Tim Ellis is the founder of Seattle Bubble. His background in engineering and computer / internet technology, a fondness of data-based analysis of problems, and an addiction to spreadsheets all influence his perspective on the Seattle-area real estate market. Tim also hosts the weekly improv comedy sci-fi podcast Dispatches from the Multiverse.


  1. 1
    Erik says:

    Welcome friends! I have 5 whole new comments this round, so here we go…

    What is the definition of a sellers market and buyers market for king county real estate if I wanted to quantify it? Can we define it in terms of houses on the market? Months of housing inventory? When we turn to a buyers market, inventory will increase, but to what number of houses? How many months of inventory?

  2. 2
    Fed up with Erik says:

    RE: Erik @ 1

    I have been reading this blog for about 3 years and have never once felt the need to comment. But I am going to break my silence with the request that @Tim please block Erik from commenting. He is a constant distraction and I am tired of the majority of the comment section being dedicated to an asinine discussion about him and his condo in Juanita. Enough is Enough!

  3. 3
  4. 4
    Erik says:

    RE: Fed up with Erik @ 2
    I never commented on those things on my above comment. You made one comment in 3 years and it was at a time I wasnt even discussing myself. I was asking about quantifying a sellers market.

  5. 6
    Blurtman says:

    RE: Fed up with Erik @ 2 – And yet you are strangely compelled to read his posts. “Get out of my head!!!!!!!”

  6. 7
    whatsmyname says:

    RE: Erik @ 1 – Wow, Erik. It looks like there is one thing that can get you into more trouble here than talking about your condo.

    I personally think it’s kind of high, but the number bandied about here over the years for a “balanced market” is 6 months sales in inventory. As you can see from the previous thread; once the months of supply number quadruples from the present, we will be on the edge of a buyer’s market.

  7. 8
    Erik says:

    RE: Sparky @ 3
    Thanks for the references Sparky.

    One of the links said this:

    “Using trial and error, I found that the best relationship between the change in price and inventory is found when the inventory changes are lagged by 14 months – that is, the inventory change for a given period is matched with the price change for a period 14 months later. Intuitively this makes sense. Buyers see a big change in inventory, and factor it into their pricing decision.”

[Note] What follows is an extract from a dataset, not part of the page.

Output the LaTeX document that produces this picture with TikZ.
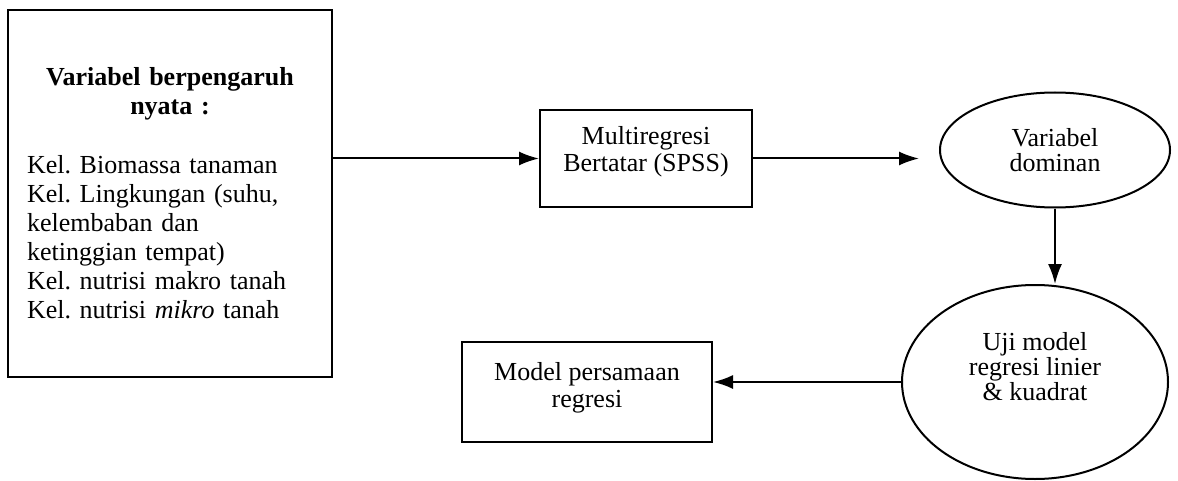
\documentclass[tikz,border=0pt]{standalone}
\usepackage{fontspec}
\setmainfont{Liberation Serif}
\usetikzlibrary{shapes.geometric,arrows.meta}
\frenchspacing
\begin{document}
\begin{tikzpicture}[x=0.5pt,y=-0.5pt,>={Latex[length=10pt,width=7pt]},line width=1pt,
    kotak/.style={draw,rectangle,inner sep=0pt,align=center,font=\fontsize{13}{13.5}\selectfont},
    elips/.style={draw,ellipse,inner sep=0pt,align=center,font=\fontsize{13}{12.5}\selectfont}]
    \useasboundingbox (0,0) rectangle (1178,481);
    \node[kotak,minimum width=162pt,minimum height=183.5pt,text width=143pt,align=left,
        font=\fontsize{13}{14.5}\selectfont] (var) at (170,193.5)
        {{\centering\bfseries Variabel berpengaruh\\ nyata :\par}\vspace{15pt}
        Kel. Biomassa tanaman\\ Kel. Lingkungan (suhu,\\ kelembaban dan\\ ketinggian tempat)\\
        Kel. nutrisi makro tanah\\ Kel. nutrisi \emph{mikro} tanah};
    \node[kotak,minimum width=106pt,minimum height=48.5pt,text depth=10pt] (multi) at (646,158.5)
        {Multiregresi\\ Bertatar (SPSS)};
    \node[elips,minimum width=115pt,minimum height=57.5pt] (domin) at (1055,150) {Variabel\\ dominan};
    \node[elips,minimum width=133pt,minimum height=97pt,text depth=16pt] (uji) at (1035,382)
        {Uji model\\ regresi linier\\ \& kuadrat};
    \node[kotak,minimum width=125pt,minimum height=50pt,text depth=7pt] (model) at (587,392)
        {Model persamaan\\ regresi};
    \coordinate (ujung) at ([xshift=-10pt]domin.west);
    \draw[->](var.east |- multi.west)--(multi.west);
    \draw[->](multi.east)--(multi.east -| ujung);
    \draw[->](domin.south)--(domin.south |- uji.north);
    \draw[->](uji.west)--(uji.west -| model.east);
\end{tikzpicture}
\end{document}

    If we believe this is true and the bottom is 3/2013, inventory should drive prices until 5/2014. I will trust this model and subscribe to this. The other link was about bottom calling and some methodology to it. It links to numerous methods, which I will have to read about. Thanks for the links. This is helpful information.

    Whatsmyname- Yeah, tough crowd I guess… I think when I popped off to ChrisM and slammed Clark County, he launched an attack on me. Suddenly people are crawling out of the wood works to slam me. When I fight back, they gang up on me.

    6 months of sales inventory does seem high to me too. That can probably change quickly though. I’m sticking with it turning to a buyers market on 5/2014 and we’ll have 6 months of inventory.

  8. 9
    Azucar says:

    RE: Erik @ 4

    It was still somehow annoying enough that I gave it a thumbs down, though.

  9. 10
    Erik says:

    RE: Azucar @ 9
    Okay. Yeah i gets old having these idiots constantly attack me.

    Do you think that the market will turn into a buyers market on 5/2014 as described in the post below?

    To me it seem reasonable and kind of intuitive as deejayoh describes. What do you think?

  10. 11
    Lo Ball Jones says:

    On the one hand, having waited, I see prices going up slightly.

    On the other hand, I notice that it seems to be bringing sellers with real homes (not garbage) out into the market.

    The perfect storm will be a lot of people trying to sell all at once and pushing the prices back down but making the inventory stick.